General subject related
The Philippines, under the guidance of the Bureau of Internal Revenue (BIR), is progressing with its Electronic Invoicing System (EIS) to modernize tax reporting and compliance. Initially focused on the top 100 taxpayers, the EIS seeks to streamline how businesses report sales data. Companies are encouraged to adapt their systems to this digital shift to avoid potential penalties.
Aspects of the EIS:
- Digital Platform: The EIS serves as a digital hub for collecting and storing sales data from electronic invoices generated through various systems like Computerized Accounting Systems (CAS), Point of Sale (POS) systems, or other invoicing software,
- Scope: The system is designed for exporters, e-commerce businesses, and large taxpayers who are mandated to report transactions electronically, as per the 1997 Tax Code.
How does it work?
- Invoices must be submitted through an API (Application Programming Interface) in real-time or near real-time, but no later than three days after the transaction,
- Documents must adhere to the JSON (JavaScript Object Notation) format, include a Unique Identification Number, and undergo validation by the BIR,
- Key invoice details required include the document number, date, seller and buyer information, a description of items or services sold, VAT (Value Added Tax) amounts, and any applicable discounts.

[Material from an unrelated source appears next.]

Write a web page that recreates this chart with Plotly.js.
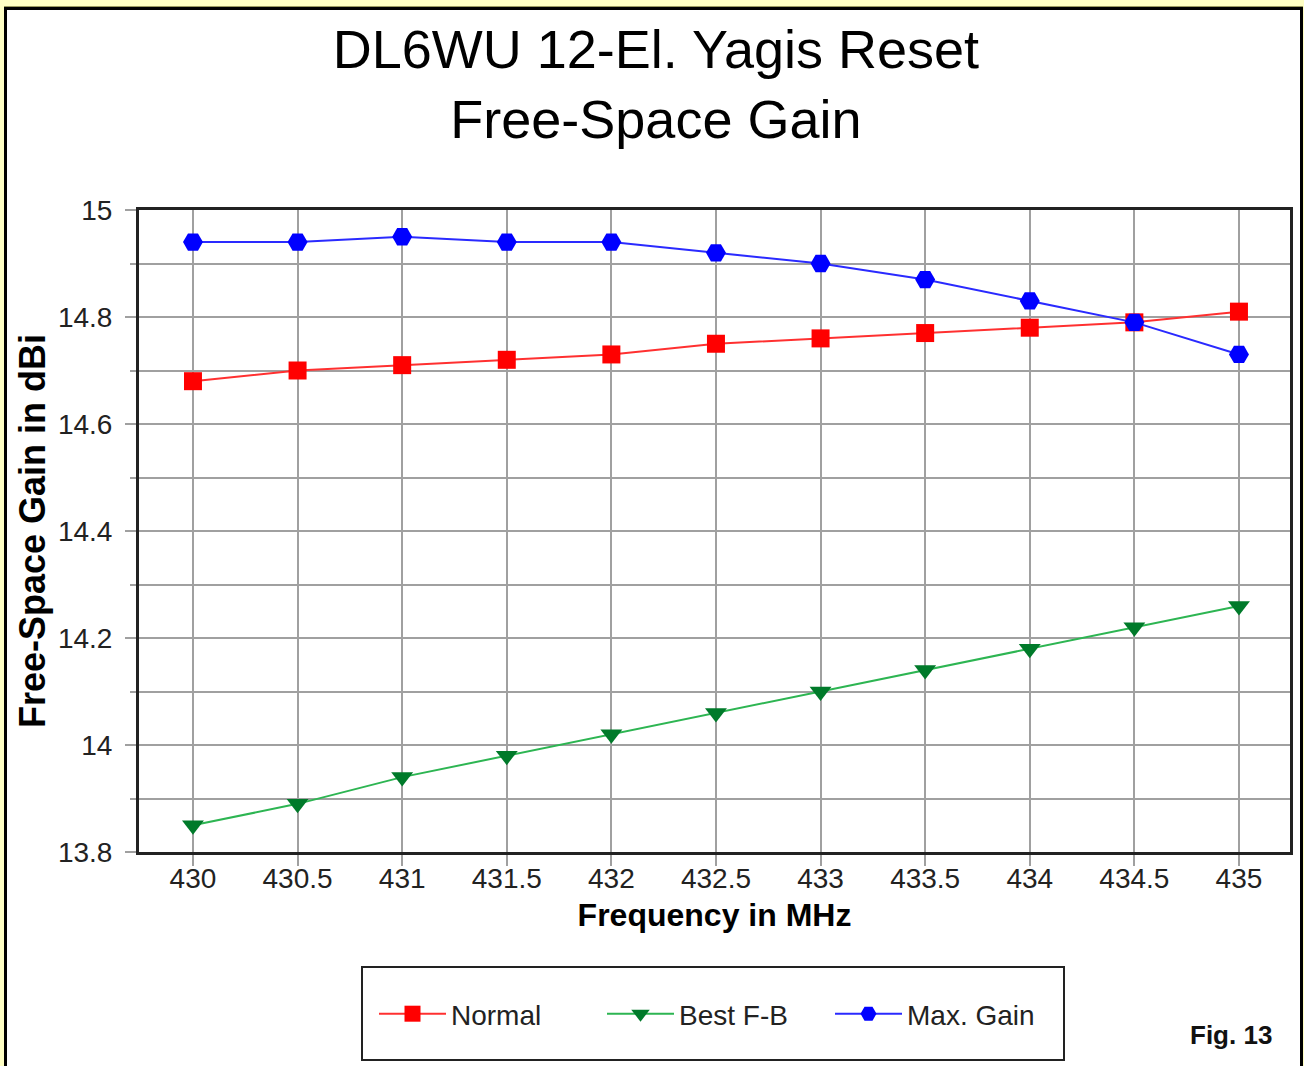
<!DOCTYPE html>
<html>
<head>
<meta charset="utf-8">
<script src="https://cdn.plot.ly/plotly-3.0.1.min.js"></script>
<style>
  html, body { margin:0; padding:0; width:1304px; height:1066px; overflow:hidden; background:#FFFFC4; }
  #frame { position:absolute; left:4px; top:7px; width:1293px; height:1100px; background:#FFFFFF;
           border:3px solid #000; border-bottom:none; box-shadow:0 -1px 0 #9a9a60; }
  #chart { position:absolute; left:0; top:0; width:1304px; height:1066px; }
</style>
</head>
<body>
<div id="frame"></div>
<div id="chart"></div>
<script>
// Data
const freq = [430, 430.5, 431, 431.5, 432, 432.5, 433, 433.5, 434, 434.5, 435];
const normalGain = [14.68, 14.70, 14.71, 14.72, 14.73, 14.75, 14.76, 14.77, 14.78, 14.79, 14.81];
const bestFBGain = [13.85, 13.89, 13.94, 13.98, 14.02, 14.06, 14.10, 14.14, 14.18, 14.22, 14.26];
const maxGain    = [14.94, 14.94, 14.95, 14.94, 14.94, 14.92, 14.90, 14.87, 14.83, 14.79, 14.73];
const seriesNames = ["Normal", "Best F-B", "Max. Gain"];

const FONT = "Liberation Sans, Arial, sans-serif";

const traces = [
  { x: freq, y: normalGain, name: seriesNames[0], type: "scatter", mode: "lines+markers",
    line: { color: "#FF3030", width: 2 },
    marker: { symbol: "square", size: 18, color: "#FF0000" } },
  { x: freq, y: bestFBGain, name: seriesNames[1], type: "scatter", mode: "lines+markers",
    line: { color: "#2DB552", width: 2 },
    marker: { symbol: "triangle-down", size: 19, color: "#007A2A" } },
  { x: freq, y: maxGain, name: seriesNames[2], type: "scatter", mode: "lines+markers",
    line: { color: "#2A2AFF", width: 2 },
    marker: { symbol: "hexagon2", size: 20, color: "#0000FF" } }
];

const plotL = 139, plotR = 1290, plotT = 210, plotB = 852;
const W = 1304, H = 1066;
const pw = plotR - plotL, ph = plotB - plotT;
const px = v => (v - plotL) / pw;
const py = v => (plotB - v) / ph;

const layout = {
  width: W, height: H,
  paper_bgcolor: "rgba(0,0,0,0)",
  plot_bgcolor: "#FFFFFF",
  margin: { l: plotL, r: W - plotR, t: plotT, b: H - plotB, pad: 0 },
  font: { family: FONT, color: "#222" },
  title: {
    text: "DL6WU 12-El. Yagis Reset<br>Free-Space Gain",
    font: { family: FONT, size: 54, color: "#000" },
    x: 0.503, xanchor: "center",
    y: 1 - 68 / H, yanchor: "top", yref: "container"
  },
  xaxis: {
    range: [429.742, 435.244],
    dtick: 0.5, tick0: 430,
    showgrid: true, gridcolor: "#A0A0A0", gridwidth: 2,
    zeroline: false,
    showline: true, linecolor: "#222", linewidth: 3, mirror: true,
    ticks: "outside", ticklen: 11, tickwidth: 2, tickcolor: "#A0A0A0",
    ticklabelstandoff: -12,
    tickfont: { family: FONT, size: 28, color: "#222" },
    title: { text: "<b>Frequency in MHz</b>", font: { family: FONT, size: 32, color: "#000" }, standoff: 12 }
  },
  yaxis: {
    range: [13.8, 15],
    dtick: 0.2, tick0: 13.8,
    showgrid: true, gridcolor: "#A0A0A0", gridwidth: 2,
    zeroline: false,
    showline: true, linecolor: "#222", linewidth: 3, mirror: true,
    ticks: "outside", ticklen: 11, tickwidth: 2, tickcolor: "#A0A0A0",
    ticklabelstandoff: 7,
    tickfont: { family: FONT, size: 28, color: "#222" },
    minor: { dtick: 0.1, showgrid: true, gridcolor: "#A0A0A0", gridwidth: 2,
             ticks: "outside", ticklen: 6, tickwidth: 2, tickcolor: "#A0A0A0" },
    title: { text: "<b>Free-Space Gain in dBi</b>", font: { family: FONT, size: 36, color: "#000" }, standoff: 2 }
  },
  showlegend: true,
  legend: {
    orientation: "h",
    x: px(716), xanchor: "center",
    y: py(1014), yanchor: "middle",
    bgcolor: "rgba(0,0,0,0)",
    borderwidth: 0,
    itemwidth: 67,
    entrywidth: 146,
    font: { family: FONT, size: 28, color: "#222" }
  },
  shapes: [
    { type: "rect", xref: "paper", yref: "paper",
      x0: px(362), x1: px(1064), y0: py(1060), y1: py(967),
      line: { color: "#222", width: 2 }, fillcolor: "rgba(0,0,0,0)" }
  ],
  annotations: [
    { text: "<b>Fig. 13</b>", xref: "paper", yref: "paper",
      x: px(1231), y: py(1035), xanchor: "center", yanchor: "middle",
      showarrow: false, font: { family: FONT, size: 26, color: "#111" } }
  ]
};

Plotly.newPlot("chart", traces, layout, { displayModeBar: false, staticPlot: true });
</script>
</body>
</html>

A pilot phase was launched in 2022 involving the top 100 taxpayers. Technical issues caused initial delays, but these have since been resolved, and the pilot has resumed.
The system follows a “Continuous Transaction Control” model, similar to South Korea’s approach. The Korean International Cooperation Agency (KOICA) has assisted the Philippines in developing its electronic invoice reporting system.
The EIS aims to reduce tax fraud, enhance trade competitiveness, encourage digital transformation, simplify cross-border transactions, improve cash flow management and reduce the administrative burden.